Me considero un damnificado y, al mismo tiempo, un sobreviviente del fanatismo evangelizador de mis padres y de las tías, hermanas de mi madre. ¿Fui víctima? Sí, claro. Por fortuna, pude sustraerme de ese comportamiento presuntamente ascético.

Mi familia materna fue exageradamente católica y cuasi anacoreta durante mi infancia y parte de mi adolescencia. Por el lado paterno, en cambio, eran católicos light, no iban a misa, a menos que alguien muriera, lo bautizaran o se casara. Es más, mi hermosa abuela paterna, Margaret Butcher, era médium y curandera; me encantaba su luz. Ella era creyente a su manera, sin embargo, desde la perspectiva católica, era una bruja.

Y yo en medio de esos vericuetos familiares sin entender ni pio. Los Meza haciéndose que la virgen les habla y los Garza bien metidos en el ajo.

Así transcurrió mi infancia, entre fanáticos y valemadristas. Y nadie respondía mis preguntas. Eso de que alguien se muere y luego resucita no me cabía en la cabeza. Sigue sin caberme. Cada quien.

Siempre que hacía una pregunta indecorosa, recibía un pellizco de mamá o un coscorrón de papá, depende quien estuviera más cerca.

Luego se me prendió el foco y pensé en el mero mero: el Papa. El Papa del que todos hablan y al que todos respetan, debe tener las respuestas a mis interrogantes.

Y le escribí al Papa Pablo VI en marzo de 1969 planteándole mis dudas: ¿Cómo puede vivir Jesús en la hostia, ¿cómo es que resucitó y por qué no se quedó en la Tierra en lugar de irse al Cielo?, ¿por qué María, una niña de 14 años se unió en matrimonio con José, un señor de 90 años?, ¿por qué debo temerle a Dios?, ¿de dónde venimos y a dónde vamos?… En ese tenor el tipo de preguntas que le formulé al Su Santidad.

¡Y el Papa me contestó! Desafortunadamente, no respondió a ningún cuestionamiento, se limitó a mandarme su bendición que para mí se convirtió en una maldición.
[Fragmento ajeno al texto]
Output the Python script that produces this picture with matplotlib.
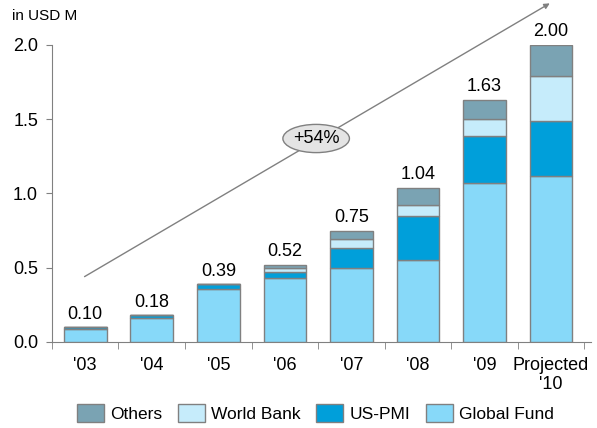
import matplotlib.pyplot as plt
from matplotlib.patches import Ellipse, Patch
import numpy as np

plt.rcParams['font.family'] = ['Liberation Sans', 'DejaVu Sans']

years = ["'03", "'04", "'05", "'06", "'07", "'08", "'09", "Projected\n'10"]
global_fund = [0.09, 0.16, 0.36, 0.43, 0.50, 0.55, 1.07, 1.12]
us_pmi = [0.01, 0.02, 0.03, 0.04, 0.13, 0.30, 0.32, 0.37]
world_bank = [0.00, 0.00, 0.00, 0.03, 0.06, 0.07, 0.11, 0.30]
others = [0.00, 0.00, 0.00, 0.02, 0.06, 0.12, 0.13, 0.21]
totals = [0.10, 0.18, 0.39, 0.52, 0.75, 1.04, 1.63, 2.00]

series = [
    ("Global Fund", global_fund, "#87d9f9"),
    ("US-PMI", us_pmi, "#009fda"),
    ("World Bank", world_bank, "#c6ecfb"),
    ("Others", others, "#7aa3b3"),
]

fig = plt.figure(figsize=(5.97, 4.28), dpi=100)
ax = fig.add_axes([0.087, 0.201, 0.903, 0.694])

x = np.arange(len(years))
bottom = np.zeros(len(years))
for name, vals, col in series:
    ax.bar(x, vals, width=0.64, bottom=bottom, color=col,
           edgecolor="#808080", linewidth=1.0, zorder=3)
    bottom += np.array(vals)

for xi, t in zip(x, totals):
    ax.text(xi, t + 0.03, f"{t:.2f}", ha="center", va="bottom", fontsize=13)

ax.set_xlim(-0.5, 7.6)
ax.set_ylim(0, 2.0)
ax.set_yticks([0, 0.5, 1.0, 1.5, 2.0])
ax.set_yticklabels(["0.0", "0.5", "1.0", "1.5", "2.0"], fontsize=13)

# category labels centred, tick marks on the boundaries
ax.set_xticks(x)
ax.set_xticklabels(years, fontsize=13, linespacing=1.15)
ax.tick_params(axis="x", length=0, pad=11)
ax.set_xticks(np.arange(-0.5, 8, 1.0), minor=True)
ax.tick_params(axis="x", which="minor", length=5, color="#808080")
ax.tick_params(axis="y", length=4, color="#808080", pad=6)

for s in ["top", "right"]:
    ax.spines[s].set_visible(False)
ax.spines["left"].set_color("#808080")
ax.spines["bottom"].set_color("#808080")

fig.text(0.02, 0.962, "in USD M", fontsize=11, va="center")

# growth arrow with CAGR bubble
ax.annotate("", xy=(6.98, 2.28), xytext=(-0.01, 0.44),
            arrowprops=dict(arrowstyle="-|>", color="#808080", lw=1.0,
                            mutation_scale=8, shrinkA=0, shrinkB=0),
            annotation_clip=False, zorder=2)
ax.add_patch(Ellipse((3.47, 1.37), 1.0, 0.19, facecolor="#e4e4e4",
                     edgecolor="#808080", lw=1.0, zorder=4, clip_on=False))
ax.text(3.47, 1.37, "+54%", ha="center", va="center", fontsize=13, zorder=5)

handles = [Patch(facecolor=c, edgecolor="#808080", label=n)
           for n, v, c in series[::-1]]
fig.legend(handles=handles, loc="center", bbox_to_anchor=(0.528, 0.035),
           ncol=4, frameon=False, fontsize=12.5, handlelength=1.55,
           handleheight=1.15, handletextpad=0.36, columnspacing=0.9)

fig.savefig("out.png", dpi=100)
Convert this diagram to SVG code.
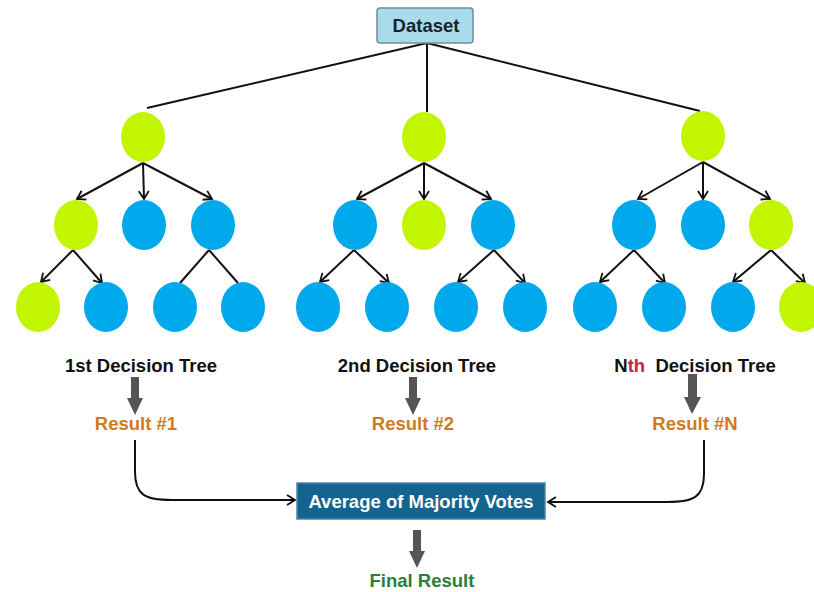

Me llegó un Jueves Santo de ese fatídico año de 1969, hace 53 años, exactamente.

De eso ya escribí en el pasado y no quisiera profundizar más, sólo mencionaré que esa misiva vaticana me jodió. Toda la familia celebró la respuesta de Su Santidad porque la vieron como una señal divina, menos yo.
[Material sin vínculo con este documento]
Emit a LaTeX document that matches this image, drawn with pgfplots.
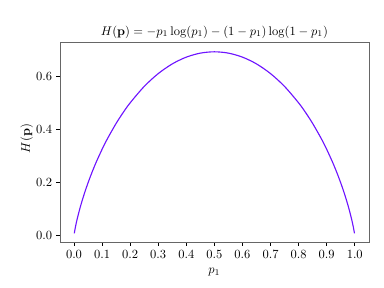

Y a raíz de la respuesta papal, me metieron de monaguillo, ahí me tienes domingo a domingo, en contra de mi voluntad, vestido de rojo y blanco. Luego me llevaron con engaños al Seminario, me quisieron internar por la fuerza. ¡Fue horrible!

Ahora me río, pero fue una época espantosa, de harta porfía. Después de innumerables castigos y chantajes, la libré. No ingresé al Seminario, abandoné la sotana roja, el roquete blanco y empecé a ver de reojo las tradiciones, jaculatorias, rosarios y súplicas de los días santos.

Por todo eso y más me fastidiaba la Semana Mayor.

Hoy la veo con otros ojos, unos ojos más impenitentes, menos vehementes. Aceptando las limitaciones de la condición humana y de las religiones. Y aunque continúo haciéndome preguntas y buscando respuestas, sigo sin saber de dónde venimos y a dónde vamos. Luego pienso en el Dios de Baruch Espinoza, y se me olvida.